En 1942, Marceau passe au Mexique ; il y rencontre le révolutionnaire russe Victor Serge et le grand ethnologue français Paul Rivet. Cependant, resté en relation avec ses camarades du PSOP qui étaient entrés dans la résistance, il tente en 1943 de revenir en France; il lui est impossible d’obtenir un visa de rentrée en France;il ne le peut pas davantage après la libération de la France, malgré les démarches de Tixier, ministre socialiste de l’Intérieur; il n’y parvient qu’en mars 1946. Réintégré dans le Parti Socialiste, il est élu membre du Comité Directeur pendant dix ans, il redevient secrétaire de la Fédération de la Seine, mais il abandonne volontairement ce poste en 1950, au bout de trois ans, voulant donner l’exemple du renouvellement périodique des mandataires.

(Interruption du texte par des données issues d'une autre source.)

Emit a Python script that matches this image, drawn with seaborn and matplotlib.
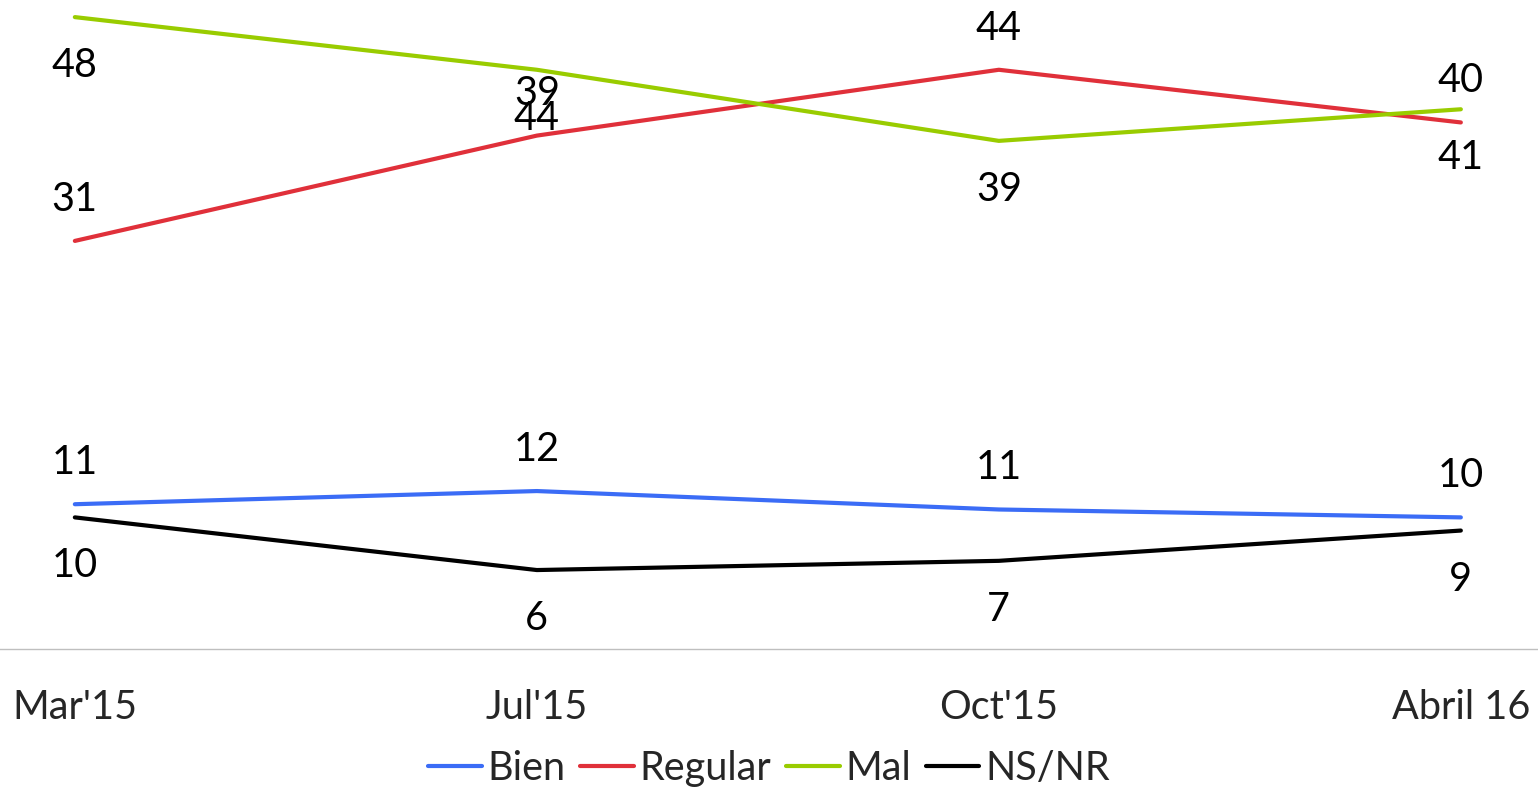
import pandas as pd
import numpy as np
import matplotlib
matplotlib.use('Agg')
import matplotlib.pyplot as plt
import seaborn as sns

# data
periods = ["Mar'15", "Jul'15", "Oct'15", "Abril 16"]
bien = [11, 12, 10.6, 10]
regular = [31, 39, 44, 40]
mal = [48, 44, 38.6, 41]
nsnr = [10, 6, 6.7, 9]

series_names = ["Bien", "Regular", "Mal", "NS/NR"]
colors = ["#3B6CF6", "#E0303A", "#99CC00", "#000000"]
# label above (+1) or below (-1) the point
label_side = [1, 1, -1, -1]

df = pd.DataFrame({
    "x": list(range(len(periods))) * 4,
    "valor": bien + regular + mal + nsnr,
    "serie": np.repeat(series_names, len(periods)),
})

sns.set_style("white")
plt.rcParams['font.family'] = ['Lato', 'DejaVu Sans']

fig = plt.figure(figsize=(15.38, 7.87), dpi=100)
ax = fig.add_axes([0, 0.1753, 1, 0.8247])

sns.lineplot(data=df, x="x", y="valor", hue="serie", palette=colors,
             hue_order=series_names, linewidth=3, ax=ax, legend=False,
             clip_on=False, sort=False)

fs = 28.5
for name, side in zip(series_names, label_side):
    sub = df[df["serie"] == name]
    for xv, yv in zip(sub["x"], sub["valor"]):
        off = 30 if side > 0 else -35
        ax.annotate(str(int(round(yv))), (xv, yv), xytext=(0, off),
                    textcoords="offset points", ha="center", va="center",
                    fontsize=fs, color="black")

ax.set_xlim(-0.162, 3.167)
ax.set_ylim(0, 49.3)
ax.set_xticks(range(len(periods)))
ax.set_xticklabels(periods, fontsize=fs)
ax.tick_params(axis="x", length=0, pad=29)
ax.set_yticks([])
ax.set_xlabel("")
ax.set_ylabel("")
for s in ["top", "left", "right"]:
    ax.spines[s].set_visible(False)
ax.spines["bottom"].set_color("#BFBFBF")
ax.spines["bottom"].set_linewidth(1)

handles = [plt.Line2D([], [], color=c, linewidth=3) for c in colors]
fig.legend(handles, series_names, loc="center", bbox_to_anchor=(0.5, 0.024),
           ncol=4, frameon=False, fontsize=fs, handlelength=1.35,
           handletextpad=0.15, columnspacing=0.37, borderpad=0)

fig.savefig("out.png", dpi=100)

Il a repris en 1946 la direction des services cinématographiques du Parti Socialiste et il contribue à la réalisation de ses films actuels de propagande: « La prochaine vague »; « Communes de France »; « Ça dépend de vous ».

Propagandiste de tout temps, homme d’action par excellence, Marceau, avant la seconde guerre mondiale, s’était principalement proposé de mener, sur le terrain politique, la lutte de classe. Après la guerre, il paraît avoir été particulièrement frappé par la division du monde en deux blocs rivaux, américain et soviétique, qu’il jugeait aussi impérialistes l’un que l’autre, par le repliement des autres pays sur eux-mêmes et par l’éveil nationaliste des anciens pays coloniaux, en général économiquement sous-développés.

Dans ces conditions, la tâche essentielle lui a semblé être d’éveiller et de développer le sens international parmi les masses populaires de toutes les régions de la terre. C’est pourquoi il fonde en 1947 le Mouvement Démocratique Socialiste pour les Etats-unis d’Europe ; en 1948, il fonde le Congrès des Peuples, rassemblement des démocrates de tous les pays anciennement colonisés, dont le président est Fenner Brockway, député travailliste britannique, venu dire, à la mort de Marceau, le rôle que celui-ci tenait dans le mouvement international socialiste. Sans doute, le séjour de Marceau Pivert en Amérique latine, où la sous-alimentation est un fléau permanent, a-t-il contribué à développer en lui le souci d’un mouvement socialiste vraiment international ; la politique de la Russie stalinienne, essayant d’attirer dans le bloc dit communiste les anciens peuples opprimés, a dû renforcer encore chez lui cette préoccupation. Aussi les socialistes de tous les pays du monde qui venaient à Paris allaient- ils voir Marceau Pivert : car ils savaient quels étaient sa générosité, son désintéressement, quel sens il possédait de la solidarité humaine.

Note de la BS:

[*] Il s’agit d’une erreur. Il est élu au titre de la Bataille socialiste: La GR n’existe pas encore.